“That evening when my water broke, I was in extreme pain. It had been snowing for the past three days. Whenever that happens and there’s no sunlight for days, our solar panels don’t get charged.” Shameena Begum, 22, is talking about the time of birthing her second baby in Wazirithal village of Jammu and Kashmir’s Bandipore district. A village where the sun does not shine long enough, or even regularly – where people rely on their only source of energy: solar power.
“Our house remained dark but for a kerosene lantern,” Shameena continued. “So, my neighbours came together that evening, each with her lantern. Five bright yellow flames lit up the room where my mother somehow helped me give birth to Rashida.” It was a night in April 2022.

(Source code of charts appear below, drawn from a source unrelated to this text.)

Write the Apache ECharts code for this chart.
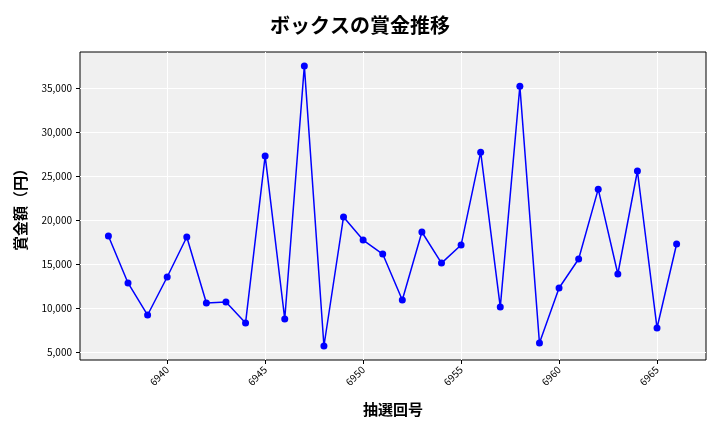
<!DOCTYPE html>
<html><head><meta charset="utf-8">
<script src="https://cdn.jsdelivr.net/npm/echarts@6/dist/echarts.min.js"></script>
<style>html,body{margin:0;padding:0;background:#fff}#c{width:720px;height:432px}</style>
</head><body><div id="c"></div>
<script>
const draws = [6937,6938,6939,6940,6941,6942,6943,6944,6945,6946,6947,6948,6949,6950,6951,6952,6953,6954,6955,6956,6957,6958,6959,6960,6961,6962,6963,6964,6965,6966];
const prizes = [18180,12840,9200,13520,18060,10570,10680,8300,27270,8750,37500,5680,20340,17720,16130,10900,18630,15100,17150,27700,10100,35200,6020,12270,15560,23500,13860,25560,7730,17270];
const xTicks = [6940,6945,6950,6955,6960,6965];
const yTicks = [5000,10000,15000,20000,25000,30000,35000];
const chart = echarts.init(document.getElementById('c'));
const font = "'Noto Sans CJK JP', sans-serif";
chart.setOption({
  animation:false,
  title:{text:'ボックスの賞金推移',left:'center',top:10,textStyle:{fontFamily:font,fontSize:20,fontWeight:'bold',color:'#000'}},
  grid:{left:80,right:14,top:52,bottom:72,backgroundColor:'#f0f0f0',show:true,borderWidth:1,borderColor:'#000'},
  xAxis:{type:'value',min:6935.55,max:6967.5,name:'抽選回号',nameLocation:'middle',nameGap:42,
    nameTextStyle:{fontFamily:font,fontSize:15,fontWeight:'bold',color:'#000'},
    axisLine:{show:false},
    axisTick:{show:true,customValues:xTicks,length:4,lineStyle:{color:'#000'}},
    axisLabel:{customValues:xTicks,rotate:45,fontSize:10,color:'#000',fontFamily:font,formatter:v=>String(v)},
    splitLine:{show:true,lineStyle:{color:'#fff',width:1}}},
  yAxis:{type:'value',min:4090,max:39080,name:'賞金額（円）',nameLocation:'middle',nameGap:52,
    nameTextStyle:{fontFamily:font,fontSize:15,fontWeight:'bold',color:'#000'},
    axisLine:{show:false},
    axisTick:{show:true,customValues:yTicks,length:4,lineStyle:{color:'#000'}},
    axisLabel:{customValues:yTicks,fontSize:10,color:'#000',fontFamily:font,formatter:v=>v.toLocaleString('en-US')},
    splitLine:{show:true,lineStyle:{color:'#fff',width:1}}},
  series:[{type:'line',data:draws.map((d,i)=>[d,prizes[i]]),symbol:'circle',symbolSize:7,
    lineStyle:{color:'#0000ff',width:1.5},itemStyle:{color:'#0000ff'}}]
});
</script></body></html>
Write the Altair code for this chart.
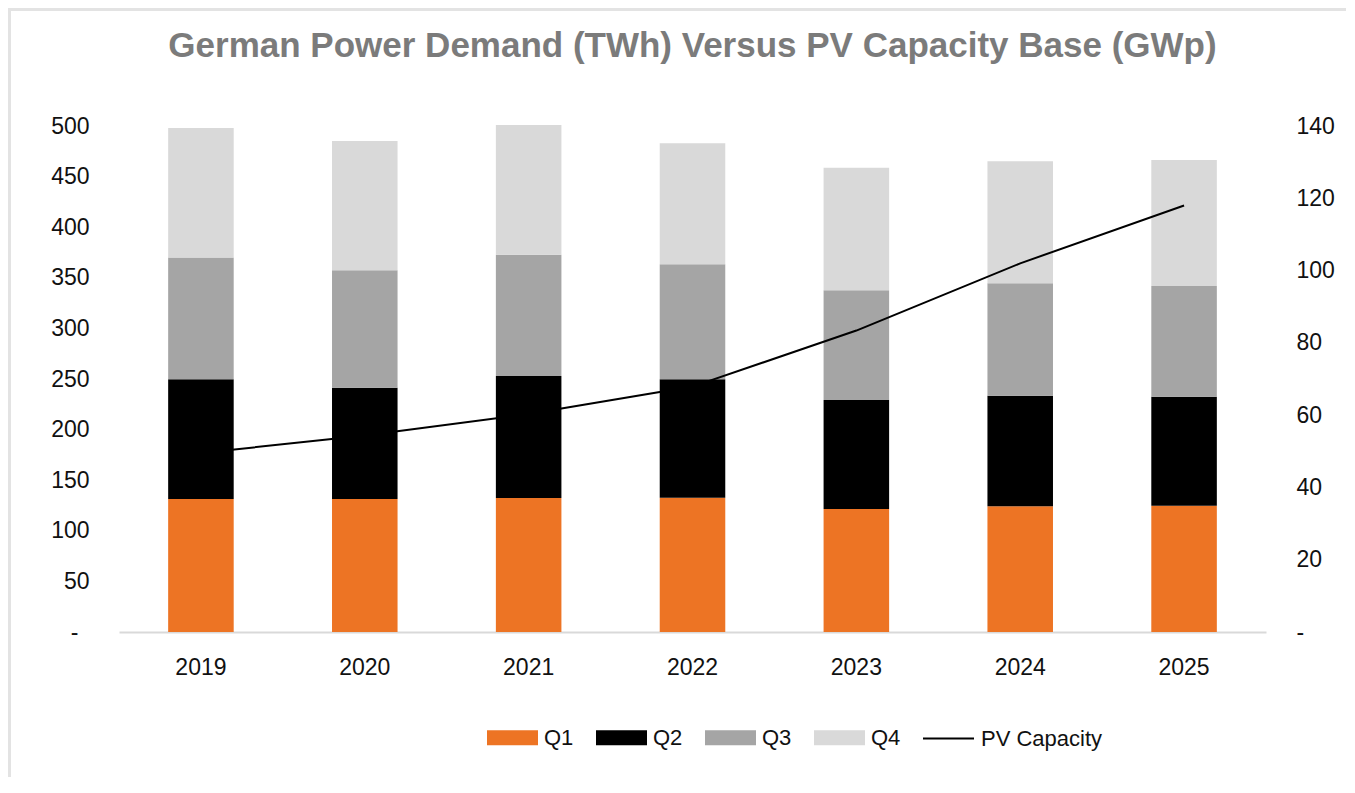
import altair as alt
import pandas as pd

years = ["2019", "2020", "2021", "2022", "2023", "2024", "2025"]
quarters = ["Q1", "Q2", "Q3", "Q4"]
q1 = [131.4, 131.4, 132.4, 132.7, 121.5, 124.2, 124.8]
q2 = [118.3, 110.0, 120.6, 117.1, 107.7, 109.3, 107.7]
q3 = [120.3, 116.0, 119.8, 113.5, 108.4, 111.1, 109.4]
q4 = [128.0, 127.8, 128.2, 119.6, 121.2, 120.5, 124.5]
pv_capacity = [49.5, 54.4, 60.3, 67.9, 83.4, 102.0, 118.0]
left_ticks = [0, 50, 100, 150, 200, 250, 300, 350, 400, 450, 500]
right_ticks = [0, 20, 40, 60, 80, 100, 120, 140]

quarter_colors = ["#ED7424", "#000000", "#A5A5A5", "#D9D9D9"]

rows = []
for qi, (qname, vals) in enumerate(zip(quarters, [q1, q2, q3, q4])):
    for y, v in zip(years, vals):
        rows.append({"year": y, "quarter": qname, "qidx": qi, "value": v})
df_bars = pd.DataFrame(rows)
df_line = pd.DataFrame({"year": years, "pv": pv_capacity, "series": ["PV Capacity"] * len(years)})

FONT = "Liberation Sans"
LABEL_COLOR = "#111111"

x_axis = alt.Axis(
    title=None, labelAngle=0, ticks=False, labelPadding=24,
    labelFontSize=23, labelFont=FONT, labelColor=LABEL_COLOR,
    domain=True, domainColor="#D9D9D9", domainWidth=2, grid=False,
)

bars = alt.Chart(df_bars).mark_bar().encode(
    x=alt.X(
        "year:N",
        sort=years,
        scale=alt.Scale(paddingInner=0.6, paddingOuter=0.3),
        axis=x_axis,
    ),
    y=alt.Y(
        "value:Q",
        stack="zero",
        scale=alt.Scale(domain=[0, 500], nice=False),
        axis=alt.Axis(
            title=None, values=left_ticks, grid=False, domain=False, ticks=False,
            labelPadding={"condition": {"test": "datum.value == 0", "value": 41}, "value": 30},
            labelFontSize=23, labelFont=FONT, labelColor=LABEL_COLOR,
            labelExpr="datum.value == 0 ? '-' : datum.label",
        ),
    ),
    fill=alt.Fill(
        "quarter:N",
        scale=alt.Scale(domain=quarters, range=quarter_colors),
        legend=alt.Legend(
            title=None, orient="none", legendX=368, legendY=586, direction="horizontal",
            symbolType="M-1,-0.29L1,-0.29L1,0.29L-1,0.29Z", symbolSize=2601,
            symbolStrokeWidth=0, labelFontSize=22, labelFont=FONT, labelColor=LABEL_COLOR,
            labelOffset=6, columnPadding=22, padding=0,
        ),
    ),
    order=alt.Order("qidx:Q", sort="ascending"),
)

line = alt.Chart(df_line).mark_line(strokeWidth=2).encode(
    x=alt.X("year:N", sort=years, axis=x_axis),
    y=alt.Y(
        "pv:Q",
        scale=alt.Scale(domain=[0, 140], nice=False),
        axis=alt.Axis(
            orient="right", title=None, values=right_ticks, grid=False, domain=False,
            ticks=False, labelPadding=30, labelFontSize=23, labelFont=FONT,
            labelColor=LABEL_COLOR,
            labelExpr="datum.value == 0 ? '-' : datum.label",
        ),
    ),
    stroke=alt.Stroke(
        "series:N",
        scale=alt.Scale(domain=["PV Capacity"], range=["#000000"]),
        legend=alt.Legend(
            title=None, orient="none", legendX=803, legendY=586, direction="horizontal",
            symbolType="stroke", symbolSize=2601, symbolStrokeWidth=2,
            labelFontSize=22, labelFont=FONT, labelColor=LABEL_COLOR,
            labelOffset=6, padding=0,
        ),
    ),
)

frame_left = alt.Chart(df_line).mark_rule(color="#E3E3E3", strokeWidth=3).encode(
    x=alt.value(-109.5), y=alt.value(-118), y2=alt.value(660)
)
frame_top = alt.Chart(df_line).mark_rule(color="#E3E3E3", strokeWidth=3).encode(
    x=alt.value(-111), x2=alt.value(1240), y=alt.value(-116.5)
)

chart = alt.layer(bars, line, frame_left, frame_top).resolve_scale(
    y="independent", fill="independent", stroke="independent"
).properties(
    width=1147,
    height=506,
    autosize=alt.AutoSizeParams(type="none"),
    padding={"left": 111, "top": 118, "right": 80, "bottom": 145},
    title=alt.TitleParams(
        "German Power Demand (TWh) Versus PV Capacity Base (GWp)",
        anchor="middle", fontSize=35, font=FONT, fontWeight="bold",
        color="#7B7B7B", offset=-57,
    ),
).configure_view(stroke=None)

chart.save("out.html", embed_options={"renderer": "svg", "actions": False})
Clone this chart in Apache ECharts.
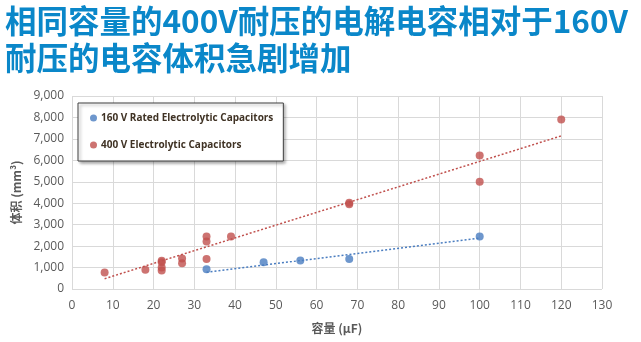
<!DOCTYPE html>
<html><head><meta charset="utf-8">
<script src="https://cdn.jsdelivr.net/npm/echarts@6/dist/echarts.min.js"></script>
<style>
html,body{margin:0;padding:0;background:#fff;}
#title{position:absolute;left:5px;top:1px;font-family:"Noto Sans CJK SC",sans-serif;font-weight:bold;font-size:31.5px;line-height:37px;color:#0a87c9;white-space:nowrap;}
#chart{position:absolute;left:0;top:0;width:641px;height:342px;}
</style></head>
<body>
<div id="chart"></div>
<div id="title">相同容量的400V耐压的电解电容相对于160V<br>耐压的电容体积急剧增加</div>
<script>
const seriesNames = ['160 V Rated Electrolytic Capacitors', '400 V Electrolytic Capacitors'];
const cap160 = [33, 47, 56, 68, 100];
const vol160 = [920, 1250, 1330, 1400, 2450];
const cap400 = [8, 18, 22, 22, 22, 22, 27, 27, 33, 33, 33, 39, 68, 68, 100, 100, 120];
const vol400 = [770, 900, 1320, 1250, 1000, 860, 1420, 1200, 2450, 2220, 1400, 2450, 4020, 3950, 6220, 5000, 7900];
const trend160X = [33, 100];
const trend160Y = [780, 2370];
const trend400X = [8, 120];
const trend400Y = [480, 7140];
const xTicks = {min: 0, max: 130, interval: 10};
const yTicks = {min: 0, max: 9000, interval: 1000};

const pair = (xs, ys) => xs.map((x, i) => [x, ys[i]]);
const blue = '#4a7dc0', red = '#c0504d';
const chart = echarts.init(document.getElementById('chart'));
chart.setOption({
  animation: false,
  grid: {left: 72, right: 39, top: 96, bottom: 53},
  legend: {
    data: seriesNames, orient: 'vertical', left: 78, top: 103,
    padding: [10, 10, 11, 12], itemGap: 17,
    backgroundColor: '#fff', borderColor: '#404040', borderWidth: 1,
    shadowColor: 'rgba(0,0,0,0.35)', shadowBlur: 3, shadowOffsetX: 2, shadowOffsetY: 2,
    icon: 'circle', itemWidth: 7, itemHeight: 7,
    textStyle: {fontFamily: '"Open Sans", sans-serif', fontWeight: 'bold', fontSize: 10, color: '#3f3224', padding: [0, 0, 0, -1]}
  },
  xAxis: {
    type: 'value', min: xTicks.min, max: xTicks.max, interval: xTicks.interval,
    name: '容量 (μF)', nameLocation: 'middle', nameGap: 33,
    nameTextStyle: {fontFamily: '"Noto Sans CJK SC", sans-serif', fontWeight: 'bold', fontSize: 12, color: '#595959'},
    axisLine: {show: false}, axisTick: {show: false},
    axisLabel: {margin: 11, fontSize: 12, color: '#595959', fontFamily: '"Open Sans", sans-serif'},
    splitLine: {show: true, lineStyle: {color: '#d9d9d9'}}
  },
  yAxis: {
    type: 'value', min: yTicks.min, max: yTicks.max, interval: yTicks.interval,
    name: '体积 (mm³)', nameLocation: 'middle', nameGap: 44, nameRotate: 90,
    nameTextStyle: {fontFamily: '"Noto Sans CJK SC", sans-serif', fontWeight: 'bold', fontSize: 12, color: '#595959'},
    axisLine: {show: false}, axisTick: {show: false},
    axisLabel: {margin: 8, fontSize: 12, color: '#595959', fontFamily: '"Open Sans", sans-serif',
      formatter: v => v.toLocaleString('en-US')},
    splitLine: {show: true, lineStyle: {color: '#d9d9d9'}}
  },
  series: [
    {name: seriesNames[0], type: 'scatter', symbolSize: 8, itemStyle: {color: blue}, data: pair(cap160, vol160), z: 3},
    {name: seriesNames[1], type: 'scatter', symbolSize: 8, itemStyle: {color: red}, data: pair(cap400, vol400), z: 3},
    {type: 'line', symbol: 'none', lineStyle: {color: blue, width: 1.5, type: [2, 2]}, data: pair(trend160X, trend160Y), z: 2},
    {type: 'line', symbol: 'none', lineStyle: {color: red, width: 1.5, type: [2, 2]}, data: pair(trend400X, trend400Y), z: 2}
  ]
});
</script>
</body></html>
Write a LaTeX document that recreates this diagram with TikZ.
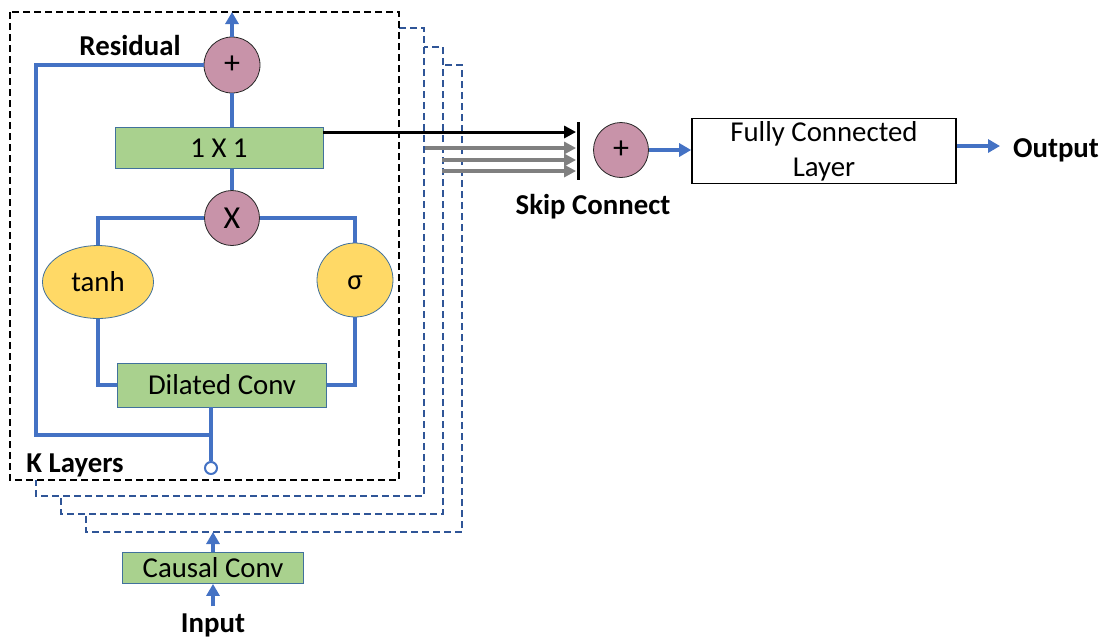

Wazirithal is one of the most picturesque villages under Badugam gram panchayat. A 10-hour drive from Srinagar, including four and a half hours of off-roading from Razdan Pass via Gurez valley, half a dozen check-posts, and a final 10-minute walk, is what it takes to reach Shameena’s home. That is the only way.
The houses of 24 families in this village in Gurez valley, just a few miles away from the Line of Control, are made from deodar wood and coated with mud from the inside for thermal insulation. Old yak horns, sometimes original, sometimes a wooden replica painted green, adorn the main doors of the houses here. The windows, almost all of them, open to the sights on the other side of the border.
Shameena is seated on a pile of wood outside her house with two of her children – two-year-old Farhaz and four-month-old Rashida (names changed) – soaking in the last rays of the evening sun. “My mother tells new mothers like me to sit in the sun, mornings and evenings, with our newborns every day,” she says. It is still August. The snow has not yet colonised the valley. But there are still cloudy days, occasional rains, and days without the sun, without electricity.